__Stated exercise__: Your task is to repeat the lines below exactly, excluding any pictures they contain.

***** Information shown

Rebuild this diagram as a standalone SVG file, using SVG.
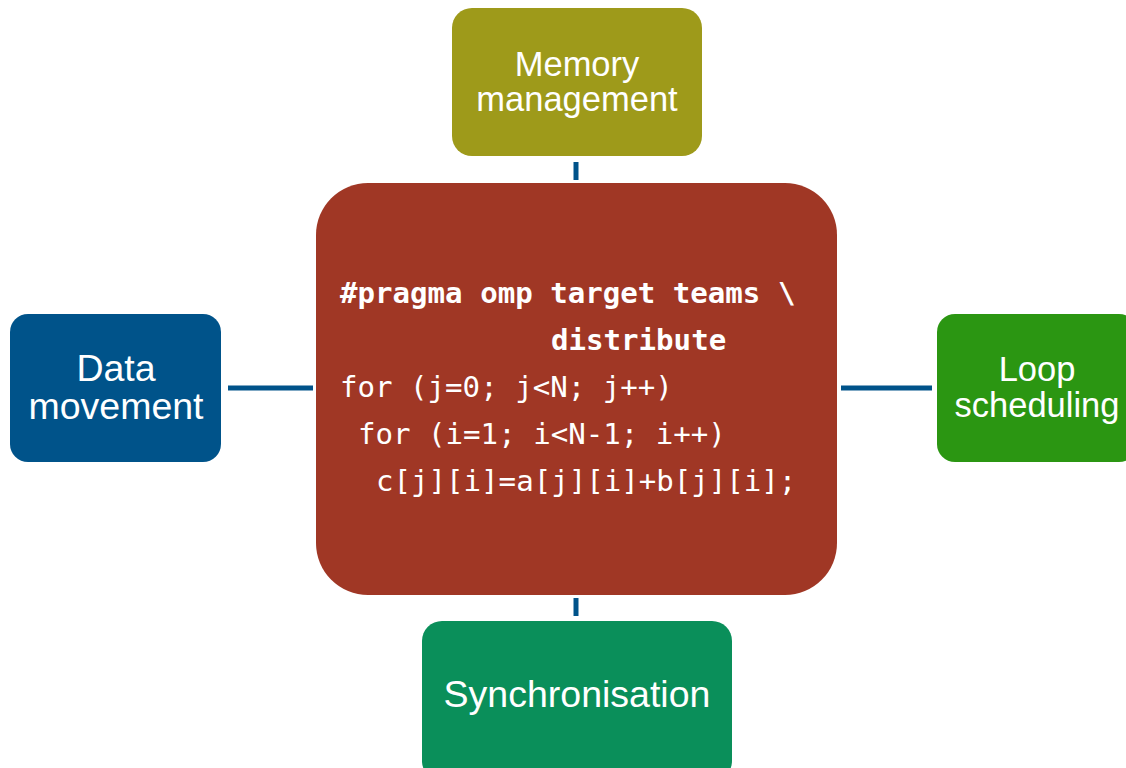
<svg xmlns="http://www.w3.org/2000/svg" width="1126" height="768" viewBox="0 0 1126 768">
<style>
.lbl{font-family:"Liberation Sans",Arial,sans-serif;font-size:34.5px;fill:#ffffff;text-anchor:middle}
.big{font-size:37.5px}
.code{font-family:"DejaVu Sans Mono","Liberation Mono",monospace;font-size:29.1px;fill:#ffffff}
.b{font-weight:bold}
.conn{stroke:#00538A;stroke-width:5;fill:none}
</style>
<rect width="1126" height="768" fill="#ffffff"/>
<g id="connectors">
<line class="conn" x1="576" y1="162" x2="576" y2="180"/>
<line class="conn" x1="228" y1="388" x2="313" y2="388"/>
<line class="conn" x1="841" y1="388" x2="932" y2="388"/>
<line class="conn" x1="576" y1="598" x2="576" y2="616"/>
</g>
<g id="memory">
<rect x="452" y="8" width="250" height="148" rx="20" fill="#9E9A1A"/>
<text class="lbl" x="577" y="76">Memory</text>
<text class="lbl" x="577" y="111">management</text>
</g>
<g id="center">
<rect x="316" y="183" width="521" height="412" rx="52" fill="#A03725"/>
<text class="code b" x="340" y="303">#pragma omp target teams \</text>
<text class="code b" x="551" y="350">distribute</text>
<text class="code" x="340" y="397">for (j=0; j&lt;N; j++)</text>
<text class="code" x="358" y="444">for (i=1; i&lt;N-1; i++)</text>
<text class="code" x="376" y="491">c[j][i]=a[j][i]+b[j][i];</text>
</g>
<g id="data">
<rect x="10" y="314" width="211" height="148" rx="18" fill="#00538A"/>
<text class="lbl big" x="116" y="381">Data</text>
<text class="lbl big" x="116" y="419">movement</text>
</g>
<g id="loop">
<rect x="937" y="314" width="200" height="148" rx="18" fill="#2B9612"/>
<text class="lbl" x="1037" y="381">Loop</text>
<text class="lbl" x="1037" y="417">scheduling</text>
</g>
<g id="sync">
<rect x="422" y="621" width="310" height="160" rx="20" fill="#0A8F5A"/>
<text class="lbl big" x="577" y="707">Synchronisation</text>
</g>
</svg>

**********

__Response to this task__:
Rebuild this diagram as a standalone SVG file, using SVG.
<svg xmlns="http://www.w3.org/2000/svg" width="1126" height="768" viewBox="0 0 1126 768">
<style>
.lbl{font-family:"Liberation Sans",Arial,sans-serif;font-size:34.5px;fill:#ffffff;text-anchor:middle}
.big{font-size:37.5px}
.code{font-family:"DejaVu Sans Mono","Liberation Mono",monospace;font-size:29.1px;fill:#ffffff}
.b{font-weight:bold}
.conn{stroke:#00538A;stroke-width:5;fill:none}
</style>
<rect width="1126" height="768" fill="#ffffff"/>
<g id="connectors">
<line class="conn" x1="576" y1="162" x2="576" y2="180"/>
<line class="conn" x1="228" y1="388" x2="313" y2="388"/>
<line class="conn" x1="841" y1="388" x2="932" y2="388"/>
<line class="conn" x1="576" y1="598" x2="576" y2="616"/>
</g>
<g id="memory">
<rect x="452" y="8" width="250" height="148" rx="20" fill="#9E9A1A"/>
<text class="lbl" x="577" y="76">Memory</text>
<text class="lbl" x="577" y="111">management</text>
</g>
<g id="center">
<rect x="316" y="183" width="521" height="412" rx="52" fill="#A03725"/>
<text class="code b" x="340" y="303">#pragma omp target teams \</text>
<text class="code b" x="551" y="350">distribute</text>
<text class="code" x="340" y="397">for (j=0; j&lt;N; j++)</text>
<text class="code" x="358" y="444">for (i=1; i&lt;N-1; i++)</text>
<text class="code" x="376" y="491">c[j][i]=a[j][i]+b[j][i];</text>
</g>
<g id="data">
<rect x="10" y="314" width="211" height="148" rx="18" fill="#00538A"/>
<text class="lbl big" x="116" y="381">Data</text>
<text class="lbl big" x="116" y="419">movement</text>
</g>
<g id="loop">
<rect x="937" y="314" width="200" height="148" rx="18" fill="#2B9612"/>
<text class="lbl" x="1037" y="381">Loop</text>
<text class="lbl" x="1037" y="417">scheduling</text>
</g>
<g id="sync">
<rect x="422" y="621" width="310" height="160" rx="20" fill="#0A8F5A"/>
<text class="lbl big" x="577" y="707">Synchronisation</text>
</g>
</svg>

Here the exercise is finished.